Most of our kernel code also runs in userspace, for testing or as a fuse 
filesystem or as part of our userspace support. We also need to keep our 
master branch clean of userspace files. These conflicting requirements 
creates challenges for our workflow. We can't just merge from user to 
master because that would pull in userspace files to kernel, and we 
can't merge from master to user because that would pull the entire 
kernel history into our branch. The best idea we have come up with is to 
cherry-pick changes from user to master and master to user. This creates 
merge noise in our user history and requires care to avoid combining 
kernel and userspace changes in the same commit.
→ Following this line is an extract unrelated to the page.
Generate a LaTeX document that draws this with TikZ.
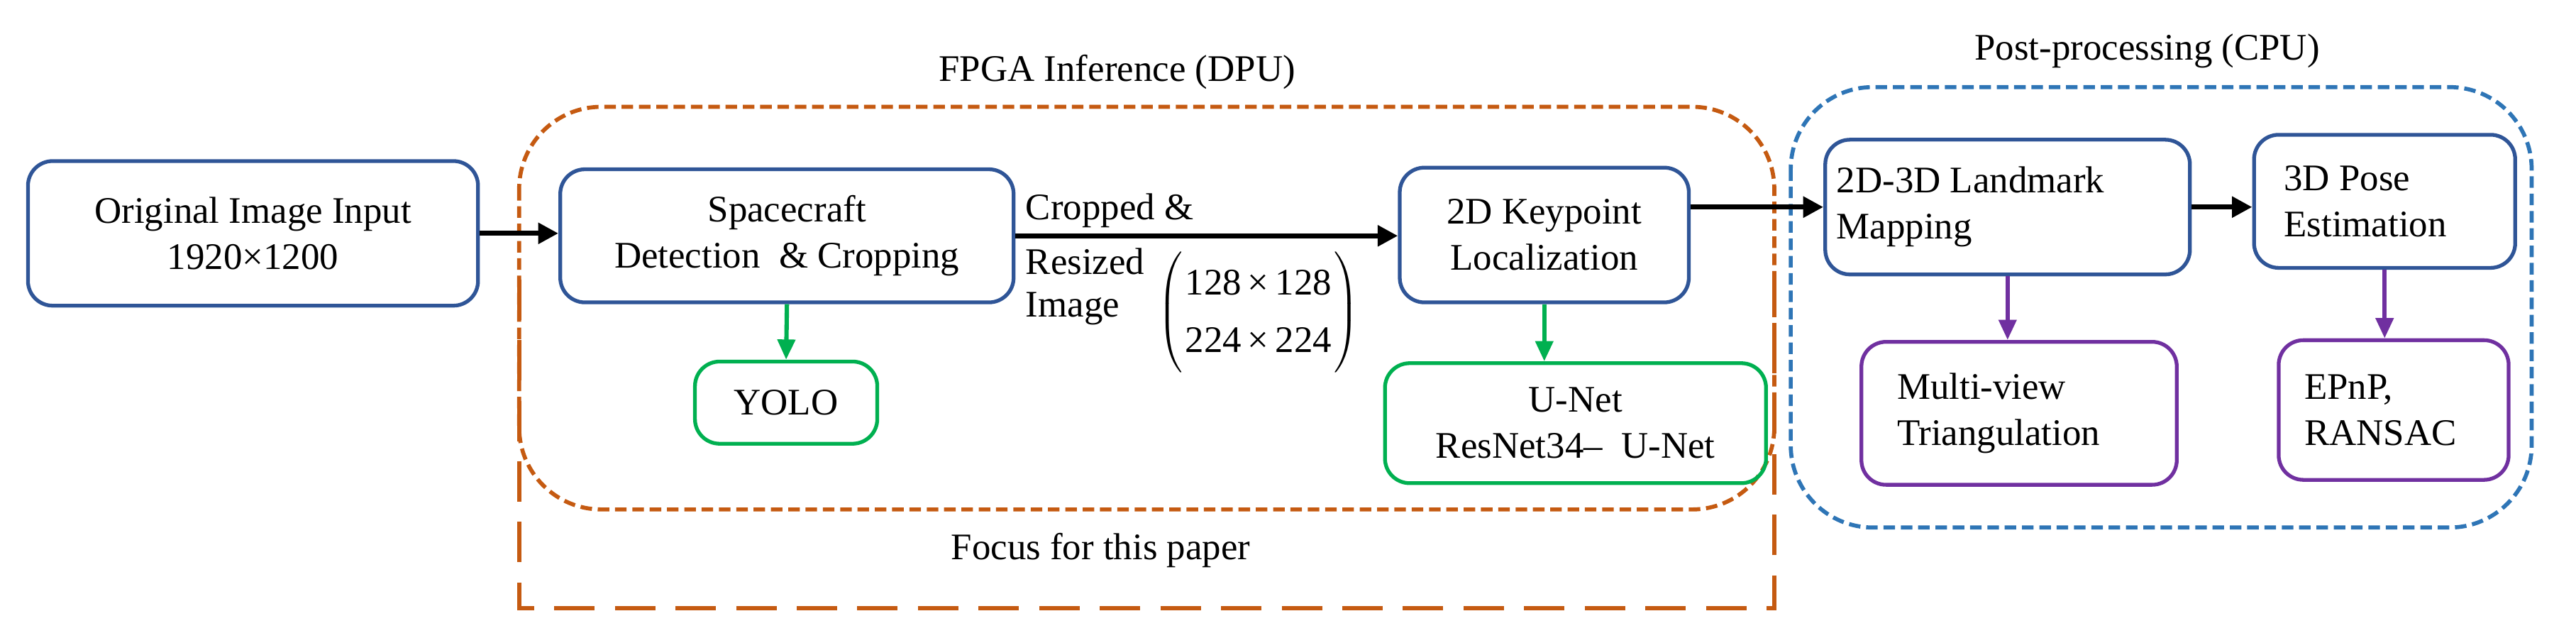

At least, this is 
better than having two completely separate repositories. Probably. We 
would appreciate any comment on how this workflow could be improved.

For the time being, the subtree at fs/tux3 can also be used standalone. 
Run make in fs/tux3 to build a kernel module for the running kernel 
version. Run make in fs/tux3/user to build userspace commands including 
"tux3 mkfs". Run "make tests" in fs/tux3/user to run our unit tests. 
This capability might be useful for people interested in experimenting 
with Tux3 in user space, and is handy for a quick build of the user 
support without needing to pull the whole repository.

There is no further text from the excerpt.